Nouveau rebondissement, quelques heures après la décision du Conseil d'Etat. Cette suspension implique que le CHU de Reims devra continuer à alimenter Vincent Lambert, en attendant que le dossier soit examiné sur le fond par la Cour européenne.
Le feuilleton judiciaire concernant Vincent Lambert, tétraplégique en état végétatif dont le sort déchire la famille, a connu mardi deux rebondissements spectaculaires: la Cour européenne des droits de l'homme (CEDH) a demandé en urgence son maintien en vie, prenant le contre-pied du Conseil d'Etat qui s'était prononcé un peu plus tôt pour l'arrêt des soins. "Ayant pris connaissance de l'arrêt rendu par le Conseil d'Etat", la CEDH a demandé au gouvernement "de faire suspendre l'exécution de cet arrêt pour la durée de la procédure devant la Cour", précise un courrier adressé par la CEDH au gouvernement français, et transmis à l'AFP par l'un des avocats des parents du patient, Me Jean Paillot. "Cette mesure implique que Vincent Lambert ne soit pas déplacé avec le but d'interrompre le maintien de son alimentation et de son hydratation", précise la Cour.
La CEDH intervient dans ce dossier à la demande des parents de Vincent Lambert, dans le cadre d'une procédure qui lui permet d'imposer aux Etats certaines mesures urgentes et provisoires, "à titre exceptionnel", en cas de "risque réel de dommages graves et irréversibles" pour les requérants. Cette mesure d'urgence n'augure pas de la décision qui sera prise au fond, à une date non précisée. Habituellement, l'examen d'une requête devant la CEDH prend plusieurs années, mais la Cour a précisé mardi que le dossier de Vincent Lambert "serait traité en priorité". "C'est un nouvel épisode, un de plus, qui prolonge d'autant la situation dramatique de Vincent", a regretté le Dr Eric Kariger qui dirige le service de soins palliatifs du CHU de Reims où est hospitalisé Vincent Lambert. "Nous allons devoir (lui) faire encore subir des traitements qui relèvent d'un acharnement thérapeutique et de l'obstination déraisonnable qu'il redoutait tant lui-même", a-t-il ajouté.
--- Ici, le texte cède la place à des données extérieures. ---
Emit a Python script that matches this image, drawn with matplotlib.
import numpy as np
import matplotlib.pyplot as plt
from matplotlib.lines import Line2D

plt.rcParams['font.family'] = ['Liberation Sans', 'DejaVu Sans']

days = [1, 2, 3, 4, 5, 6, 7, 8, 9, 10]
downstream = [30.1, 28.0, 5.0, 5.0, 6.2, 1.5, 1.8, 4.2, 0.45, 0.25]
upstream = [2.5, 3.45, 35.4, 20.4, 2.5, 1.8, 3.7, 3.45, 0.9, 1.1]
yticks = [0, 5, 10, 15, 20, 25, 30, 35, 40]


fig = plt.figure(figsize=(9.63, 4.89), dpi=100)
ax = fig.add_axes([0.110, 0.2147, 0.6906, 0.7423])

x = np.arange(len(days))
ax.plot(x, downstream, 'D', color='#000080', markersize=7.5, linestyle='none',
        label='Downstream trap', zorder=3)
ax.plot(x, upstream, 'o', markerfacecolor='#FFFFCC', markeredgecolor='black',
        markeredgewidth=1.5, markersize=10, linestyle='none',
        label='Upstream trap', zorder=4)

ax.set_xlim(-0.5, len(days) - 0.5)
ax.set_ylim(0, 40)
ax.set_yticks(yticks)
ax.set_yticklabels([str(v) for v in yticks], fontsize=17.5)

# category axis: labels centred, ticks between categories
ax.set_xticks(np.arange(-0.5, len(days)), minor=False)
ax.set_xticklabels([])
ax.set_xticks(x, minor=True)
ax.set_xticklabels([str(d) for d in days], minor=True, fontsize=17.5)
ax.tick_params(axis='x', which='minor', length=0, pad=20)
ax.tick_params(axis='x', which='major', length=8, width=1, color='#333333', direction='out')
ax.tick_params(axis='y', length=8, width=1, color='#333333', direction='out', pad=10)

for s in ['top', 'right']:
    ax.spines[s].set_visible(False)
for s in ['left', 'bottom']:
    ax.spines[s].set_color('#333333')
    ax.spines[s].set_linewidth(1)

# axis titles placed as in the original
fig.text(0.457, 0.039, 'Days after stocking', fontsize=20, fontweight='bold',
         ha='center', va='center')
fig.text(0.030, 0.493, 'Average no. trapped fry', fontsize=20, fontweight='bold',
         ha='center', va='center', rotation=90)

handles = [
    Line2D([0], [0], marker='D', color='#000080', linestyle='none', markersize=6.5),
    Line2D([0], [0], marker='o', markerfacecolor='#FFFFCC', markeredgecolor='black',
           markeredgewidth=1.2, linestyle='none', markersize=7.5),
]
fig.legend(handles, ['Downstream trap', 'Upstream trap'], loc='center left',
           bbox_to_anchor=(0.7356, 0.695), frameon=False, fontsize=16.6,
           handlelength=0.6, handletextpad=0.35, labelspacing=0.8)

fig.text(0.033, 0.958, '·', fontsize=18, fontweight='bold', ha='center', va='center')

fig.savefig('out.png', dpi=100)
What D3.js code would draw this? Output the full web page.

Le recours et le délai de trop
"Cette une situation extrêmement difficile à vivre pour l'ensemble de mon équipe qui appréhendait cette décision comme le recours et le délai de trop", a-t-il ajouté. Avant ce revirement imposé par les magistrats européens, le Conseil d'Etat, plus haute juridiction administrative française, avait rendu une décision inverse. Il avait jugé "légale" la décision médicale de "mettre fin aux traitements", soulignant qu'elle correspondait à la volonté exprimée par Vincent Lambert, un ancien infirmier en psychiatrie, avant l'accident qui l'a cloué il y a six ans sur un lit d'hôpital, avec des "lésions irréversibles".
Cette décision "s'inscrit dans le cadre tracé par la loi Leonetti" de 2005 sur la fin de vie, avait en outre estimé Jean-Marc Sauvé, vice-président du Conseil
d'Etat. Un avis partagé par le député UMP Jean Leonetti, à l'origine de cette loi, qui a vu dans cette décision non pas la "validation d'un acte euthanasique, mais le refus de l'acharnement thérapeutique", et a rappelé que chaque chaque situation devait "être appréciée au cas par cas".
Le neveu de Vincent Lambert, François, partisan de l'arrêt de soins, avait fait part de son "soulagement" et estimé que "les choses ont été faites dans les règles". "J'irai lui dire au revoir encore une fois, une dernière fois j'espère", avait-il ajouté.
L'arrêt des soins est également demandé par Rachel, l'épouse de Vincent Lambert, par six frères et soeurs et par le corps médical, au nom du "respect" dû à l'ancien infirmier.
Ses parents Pierre et Viviane Lambert, catholiques traditionalistes, ainsi qu'un frère et une soeur qui réclament son maintien en vie, avaient en revanche dénoncé "un jour funeste", par la voix d'un de leurs avocats, Me Jérôme Triomphe.
Ces rebondissements surviennent au moment où deux procès relancent le débat sur la fin de vie: celui du Dr Nicolas Bonnemaison pour l'empoisonnement de sept patients aux assises des Pyrénées-Atlantiques, et celui, qui débute mercredi aux assises de l'Hérault, d'une ex-professeur de français, accusée d'avoir tenté d'abréger la vie de sa mère atteinte d'Alzheimer. Le gouvernement a chargé M. Leonetti et le député PS Alain Claeys de proposer d'ici fin 2014 des aménagements.